Exercise brief:
Repeat the material below exactly, with no pictures.
····················
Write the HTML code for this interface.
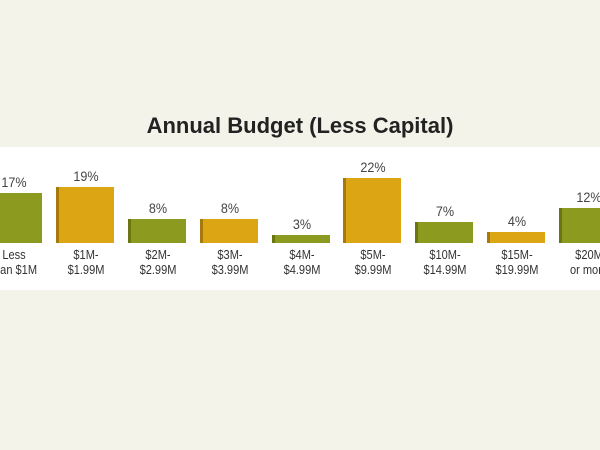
<!DOCTYPE html>
<html><head><style>
body{margin:0;width:600px;height:450px;background:#f3f3e9;position:relative;overflow:hidden;font-family:"Liberation Sans Narrow","Liberation Sans",sans-serif;}
.t{position:absolute;top:113px;left:0;width:600px;text-align:center;font-weight:bold;font-size:22px;color:#222;}
.band{position:absolute;left:0;top:147px;width:600px;height:143px;background:#fff;}
.b{position:absolute;bottom:207px;width:55px;}
.g{background:#8c9b1f;border-left:3px solid #6b7512;}
.y{background:#dca513;border-left:3px solid #a57a0b;}
.p{position:absolute;width:72px;text-align:center;font-size:14px;color:#444;transform:scaleX(0.9);}
.l{position:absolute;top:247px;width:72px;text-align:center;font-size:13px;line-height:15px;color:#333;transform:scaleX(0.85);}
</style></head><body>
<div class="t">Annual Budget (Less Capital)</div>
<div class="band"></div>
<div class="b g" style="left:-16px;top:193px"></div>
<div class="b y" style="left:56px;top:187px"></div>
<div class="b g" style="left:128px;top:219px"></div>
<div class="b y" style="left:200px;top:219px"></div>
<div class="b g" style="left:272px;top:235px"></div>
<div class="b y" style="left:343px;top:178px"></div>
<div class="b g" style="left:415px;top:222px"></div>
<div class="b y" style="left:487px;top:232px"></div>
<div class="b g" style="left:559px;top:208px"></div>
<div class="p" style="left:-22px;top:174px">17%</div>
<div class="p" style="left:50px;top:168px">19%</div>
<div class="p" style="left:122px;top:200px">8%</div>
<div class="p" style="left:194px;top:200px">8%</div>
<div class="p" style="left:266px;top:216px">3%</div>
<div class="p" style="left:337px;top:159px">22%</div>
<div class="p" style="left:409px;top:203px">7%</div>
<div class="p" style="left:481px;top:213px">4%</div>
<div class="p" style="left:553px;top:189px">12%</div>
<div class="l" style="left:-22px">Less<br>than $1M</div>
<div class="l" style="left:50px">$1M-<br>$1.99M</div>
<div class="l" style="left:122px">$2M-<br>$2.99M</div>
<div class="l" style="left:194px">$3M-<br>$3.99M</div>
<div class="l" style="left:266px">$4M-<br>$4.99M</div>
<div class="l" style="left:337px">$5M-<br>$9.99M</div>
<div class="l" style="left:409px">$10M-<br>$14.99M</div>
<div class="l" style="left:481px">$15M-<br>$19.99M</div>
<div class="l" style="left:553px">$20M<br>or more</div>
</body></html>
····················
Exercise output:
Write the HTML code for this interface.
<!DOCTYPE html>
<html><head><style>
body{margin:0;width:600px;height:450px;background:#f3f3e9;position:relative;overflow:hidden;font-family:"Liberation Sans Narrow","Liberation Sans",sans-serif;}
.t{position:absolute;top:113px;left:0;width:600px;text-align:center;font-weight:bold;font-size:22px;color:#222;}
.band{position:absolute;left:0;top:147px;width:600px;height:143px;background:#fff;}
.b{position:absolute;bottom:207px;width:55px;}
.g{background:#8c9b1f;border-left:3px solid #6b7512;}
.y{background:#dca513;border-left:3px solid #a57a0b;}
.p{position:absolute;width:72px;text-align:center;font-size:14px;color:#444;transform:scaleX(0.9);}
.l{position:absolute;top:247px;width:72px;text-align:center;font-size:13px;line-height:15px;color:#333;transform:scaleX(0.85);}
</style></head><body>
<div class="t">Annual Budget (Less Capital)</div>
<div class="band"></div>
<div class="b g" style="left:-16px;top:193px"></div>
<div class="b y" style="left:56px;top:187px"></div>
<div class="b g" style="left:128px;top:219px"></div>
<div class="b y" style="left:200px;top:219px"></div>
<div class="b g" style="left:272px;top:235px"></div>
<div class="b y" style="left:343px;top:178px"></div>
<div class="b g" style="left:415px;top:222px"></div>
<div class="b y" style="left:487px;top:232px"></div>
<div class="b g" style="left:559px;top:208px"></div>
<div class="p" style="left:-22px;top:174px">17%</div>
<div class="p" style="left:50px;top:168px">19%</div>
<div class="p" style="left:122px;top:200px">8%</div>
<div class="p" style="left:194px;top:200px">8%</div>
<div class="p" style="left:266px;top:216px">3%</div>
<div class="p" style="left:337px;top:159px">22%</div>
<div class="p" style="left:409px;top:203px">7%</div>
<div class="p" style="left:481px;top:213px">4%</div>
<div class="p" style="left:553px;top:189px">12%</div>
<div class="l" style="left:-22px">Less<br>than $1M</div>
<div class="l" style="left:50px">$1M-<br>$1.99M</div>
<div class="l" style="left:122px">$2M-<br>$2.99M</div>
<div class="l" style="left:194px">$3M-<br>$3.99M</div>
<div class="l" style="left:266px">$4M-<br>$4.99M</div>
<div class="l" style="left:337px">$5M-<br>$9.99M</div>
<div class="l" style="left:409px">$10M-<br>$14.99M</div>
<div class="l" style="left:481px">$15M-<br>$19.99M</div>
<div class="l" style="left:553px">$20M<br>or more</div>
</body></html>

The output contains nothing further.